Я незаметно дотрагиваюсь до лежащей рядом сумки. Там – мой стукаческий дневник. Неужели я связался с психом? Или они на самом деле что-то сделали с той женщиной? Но мне никак не вообразить, зачем им это могло бы понадобиться. Табаки прав, какое Слепому дело до девчачьей воспитательницы. А может, с ней что-то сделали девушки?

Нашариваю в кармане сигареты. Опустив голову, чтобы никто не видел выражения моего лица. Закуриваю и разражаюсь кашлем, потому что курить уже давно пора перестать.

Вот он – Дом. Во всей красе. Сидишь и таращишься в стену или в потолок. Слушая музыку или не слушая. Помираешь от скуки и беспрерывно куришь, чтоб хоть чем-то себя занять. А в это время вокруг бродят зарастающие чешуей вожаки, Дом ставит или не ставит на тебе свою метку, единственный нормальный с виду воспитатель оказывается чокнутым, в воздухе витают вирусы неизвестных науке болезней, и все это в конечном итоге может оказаться выдумками Шакала, который обожает запугивать всех страшными историями.

– Это Слепой Ральфа так разукрасил? – спрашиваю я.

Лорд нехотя кивает.

– А ты думал? – немедленно включается Табаки. – Человека похищают. Подвергают допросам и пыткам. Понятное дело, он станет сопротивляться. Понятное дело, при этом кое-кто может и пострадать. Ральфа, кстати, можно к суду притянуть за противозаконные действия. За преднамеренную порчу вожака накануне выпуска. На что это похоже, когда вожак все спит да спит, как какой-нибудь сурок, а когда просыпается, только чешется и даже толком рассказать ничего не может.

– Или не хочет, – поправляет Табаки Слепой из-за приоткрытой двери. – Может, он предоставляет это тем, у кого лучше получается.

– Спасибо, – Табаки, ничуть не смущенный присутствием Слепого при нашем разговоре, спрашивает, почему голос его дорогого вожака доносится откуда-то снизу.

– Потому что я лежу на полу, – отвечает Слепой. – Подстелил себе банное полотенце и лежу. А вы беседуйте, не стесняйтесь. Представьте, что меня здесь нет.

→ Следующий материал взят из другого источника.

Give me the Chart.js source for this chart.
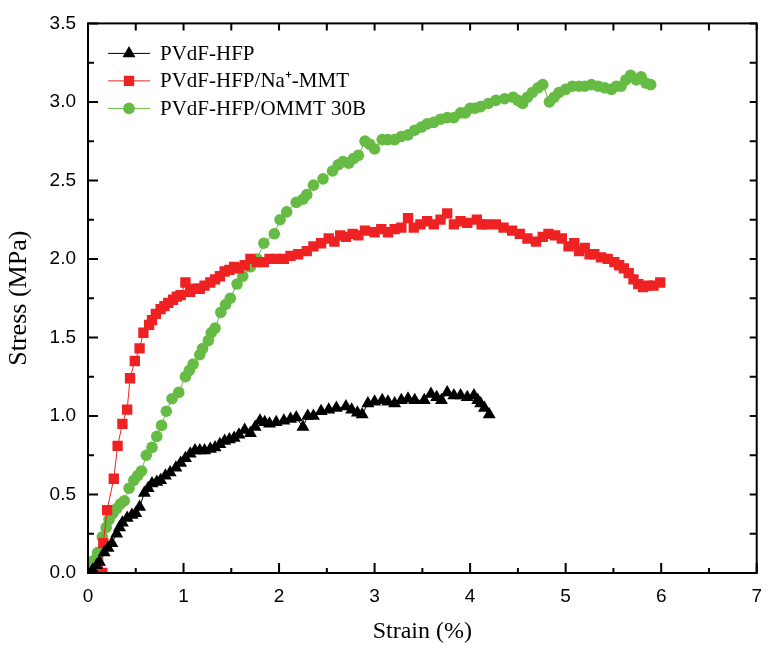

Македонский протягивает мне стакан с чем-то темным. Явно не с чаем.

– «Горная сосна», – предупреждает он шепотом. – Пей осторожнее.

И тут я опять вспоминаю о дневнике. Не пора ли начать его заполнять? Хотя бы историями Шакала. Пролистав в Могильнике дневники известных людей (Ральф взял для меня в библиотеке целую кучу таких книг), я понял, что те, кто вел дневники, часто пропускали дни. Иногда даже целые недели. Но мне такой вариант не подходит, потому что первый отчет я должен представить послезавтра. Значит, пора приучать стаю к своему дневнику. Чем раньше, тем лучше.

Несмотря на призыв Слепого продолжать беседу, все молчат, и я, поставив стакан с чем-то коричневым, пахнущим хвоей, на одну из тарелок Табаки, достаю из сумки заветную тетрадь. Открываю, записываю дату и впадаю в ступор. Фраза «вот я и вновь в четвертой» звучит просто пошло, но ничего другого в голову не приходит. Помучившись, я записываю ее, с горящими от стыда ушами, и добавляю: «Встретили меня без особого восторга».

Табаки читает написанное, сопя и вздыхая мне в ухо.

– О, ты стал вести дневник? Что, совсем нечего было делать?

– На самом деле это довольно интересно, – объясняю я. – Пройдет несколько лет, я открою его, прочту то, что написал сегодня, и все вспомнится. То есть, конечно, не все, но основные события дня.

– Например, что «встретили тебя без особого восторга», – кивает Табаки. – Очень важное событие, а главное, приятно будет вспомнить.

– Дневник должен быть честным. Если встретили без восторга, так и надо писать.

– А если восторг был, но спрятанный в душе? – интересуется Табаки.

– Я пишу о том, что вижу, а не о том, где от меня чего спрятали.

– Понятно. И мои теории будешь пересказывать? Насчет Болезни.

– Попробую.

– Ты не сумеешь как надо. Я уверен. Все переиначишь на свой лад. Все писуны так делают. Ни словечка, как было, все, как им померещилось.